Couch potatoes — do the following sound familiar?
"[I'm a] couch potato due somewhat to laziness and partly due to an inability to walk very far due to knee and back problems."
"I have a demanding full-time job. By the time I get home I just want to plop on the couch. I love to walk but can't in the mornings and am so tired in the evenings. Occasionally I walk at lunch.... Guess I should just suck up and do it."
"I hate exercise — so I do none. I do skip meals, probably because I feel guilty not doing exercises. I know better, right?"
Couch potatoes — if anyone tells you to exercise more, will you? Not! Any health care provider who says to do so will turn you off.
It's important to recognize that the problem is not only the couch. Your entire lifestyle is sedentary. You sit for a living, you drive to work, you have a desk job, for fun you might read, play computer games or go to a movie. Someone else may clean your house and even mow your lawn. You might even have a dog that struggles with weight — right?
It's also important for you and your health care provider to recognize that you are not lazy. You have many demands on your time, and you may be tired. You may even have a medical condition that makes you wonder if exercise is safe — knee and back problems, lung and heart disease or high blood pressure. What to do? Here are four strategies that have been shown to help.
- Discuss your health worries. Your health care provider can reassure you by setting realistic and safe goals. There is a difference between exercise and physical activity. Exercise is planned and structured (like going to the gym) whereas physical activity is any movement. However, both types can improve fitness, strength and flexibility while decreasing body fat. Both also pep you up. You don't need to sweat hard in order to reap the benefits physically and emotionally.
- Move. The American Heart Association and American college of Sports Medicine recommends moderately-intense physical activity for 30 minutes a day, 5 days each week. The key words are physical activity (any movement) and moderately intense (enough to get your heart beating more, get a little sweaty, yet you still should be able to talk without gasping). Brisk walking fits this description perfectly. What's great about this is that you can spread your 30 minutes of physical activity throughout your day. For every hour you sit at your desk, get up and walk. Stand and pace while on the phone. Go talk to your colleague — we all get too much e-mail right? Clean-up your own kitchen, mow your lawn, and rediscover how much you and the dog love to walk together.

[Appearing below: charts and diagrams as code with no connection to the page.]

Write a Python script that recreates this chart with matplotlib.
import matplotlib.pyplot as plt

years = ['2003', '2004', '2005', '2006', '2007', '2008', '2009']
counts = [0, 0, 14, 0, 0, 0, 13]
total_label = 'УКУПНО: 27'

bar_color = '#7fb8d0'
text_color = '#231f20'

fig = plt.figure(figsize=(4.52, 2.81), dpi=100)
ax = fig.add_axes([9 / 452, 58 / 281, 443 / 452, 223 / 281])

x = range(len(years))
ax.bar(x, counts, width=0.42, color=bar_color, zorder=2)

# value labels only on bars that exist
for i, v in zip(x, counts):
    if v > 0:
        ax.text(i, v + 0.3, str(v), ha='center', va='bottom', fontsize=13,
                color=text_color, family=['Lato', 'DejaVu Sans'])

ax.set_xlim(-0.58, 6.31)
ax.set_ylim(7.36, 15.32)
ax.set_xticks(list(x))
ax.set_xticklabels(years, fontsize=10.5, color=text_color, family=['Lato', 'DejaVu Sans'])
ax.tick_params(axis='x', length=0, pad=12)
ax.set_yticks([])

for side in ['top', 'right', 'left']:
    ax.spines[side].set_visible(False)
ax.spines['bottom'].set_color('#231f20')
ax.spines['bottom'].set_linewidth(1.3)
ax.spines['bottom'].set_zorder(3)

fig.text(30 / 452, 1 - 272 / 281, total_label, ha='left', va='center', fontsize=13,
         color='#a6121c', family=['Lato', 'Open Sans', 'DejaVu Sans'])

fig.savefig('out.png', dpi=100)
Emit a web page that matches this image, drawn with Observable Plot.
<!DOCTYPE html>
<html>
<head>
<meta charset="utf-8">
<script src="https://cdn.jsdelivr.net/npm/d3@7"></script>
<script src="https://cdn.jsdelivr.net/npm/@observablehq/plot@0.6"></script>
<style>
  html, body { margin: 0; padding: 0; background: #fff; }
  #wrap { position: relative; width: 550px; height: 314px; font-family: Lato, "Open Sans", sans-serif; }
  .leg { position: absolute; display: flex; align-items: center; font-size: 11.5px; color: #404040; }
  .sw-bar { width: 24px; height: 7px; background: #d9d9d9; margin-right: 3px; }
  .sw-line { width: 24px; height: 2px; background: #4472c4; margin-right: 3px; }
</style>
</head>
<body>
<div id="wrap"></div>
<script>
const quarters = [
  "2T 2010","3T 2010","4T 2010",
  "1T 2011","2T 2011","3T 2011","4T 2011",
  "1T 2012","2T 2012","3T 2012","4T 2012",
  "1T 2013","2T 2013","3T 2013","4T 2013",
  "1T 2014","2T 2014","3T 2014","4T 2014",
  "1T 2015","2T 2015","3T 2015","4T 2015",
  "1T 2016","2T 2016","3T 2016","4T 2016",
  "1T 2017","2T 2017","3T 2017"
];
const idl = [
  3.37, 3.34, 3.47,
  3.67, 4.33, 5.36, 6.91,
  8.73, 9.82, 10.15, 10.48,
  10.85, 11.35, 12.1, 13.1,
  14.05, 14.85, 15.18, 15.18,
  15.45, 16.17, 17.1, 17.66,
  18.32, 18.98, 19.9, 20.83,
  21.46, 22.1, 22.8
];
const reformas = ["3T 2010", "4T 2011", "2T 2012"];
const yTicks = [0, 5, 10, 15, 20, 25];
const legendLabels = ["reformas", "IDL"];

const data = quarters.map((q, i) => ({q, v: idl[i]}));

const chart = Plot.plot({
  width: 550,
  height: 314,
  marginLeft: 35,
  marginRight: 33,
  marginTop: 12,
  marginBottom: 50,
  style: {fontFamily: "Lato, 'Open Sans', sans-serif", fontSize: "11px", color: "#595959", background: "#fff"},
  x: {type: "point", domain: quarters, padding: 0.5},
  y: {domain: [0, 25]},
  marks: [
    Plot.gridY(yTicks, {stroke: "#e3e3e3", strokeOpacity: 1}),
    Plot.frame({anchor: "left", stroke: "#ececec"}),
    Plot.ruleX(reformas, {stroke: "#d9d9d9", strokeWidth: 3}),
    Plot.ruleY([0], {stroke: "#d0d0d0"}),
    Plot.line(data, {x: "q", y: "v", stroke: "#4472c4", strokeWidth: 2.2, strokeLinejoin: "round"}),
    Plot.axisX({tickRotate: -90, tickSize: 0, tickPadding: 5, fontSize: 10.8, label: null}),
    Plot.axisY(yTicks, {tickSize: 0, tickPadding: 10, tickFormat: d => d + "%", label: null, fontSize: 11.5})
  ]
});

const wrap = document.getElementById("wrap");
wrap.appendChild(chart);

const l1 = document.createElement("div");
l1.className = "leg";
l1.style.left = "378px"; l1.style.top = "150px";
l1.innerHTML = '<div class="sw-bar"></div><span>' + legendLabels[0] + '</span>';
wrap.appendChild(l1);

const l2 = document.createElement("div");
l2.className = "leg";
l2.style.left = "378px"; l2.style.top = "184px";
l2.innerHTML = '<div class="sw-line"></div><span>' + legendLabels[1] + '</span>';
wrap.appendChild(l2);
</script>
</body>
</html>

- Journal your activity. Jot down your "extra" movements. It's rewarding to see improvements. One of the most effective gadgets made to help measure progress is the pedometer. It keeps track of your steps. Get your baseline, and realistically increase the number of steps you take weekly. A weekly increase between 250 to 500 steps works for most people. The ultimate long term goal for everyone — including couch potatoes — is 10,000 steps a day.
- Get a buddy. Social support increases the chance that you will become and remain more physically active in the long run. It helps some people by promoting accountability, and it makes it more enjoyable. Remember, even your dog can be your buddy — those eyes will light up when you reach for the leash.
Which one of the four suggestions above do you think you can try? I'll watch for your responses. (Please stand at your keyboard while making them).
Remember — all activity counts. Aim for 30 minutes or more daily — even in shorter bursts. Ready? Set? Move!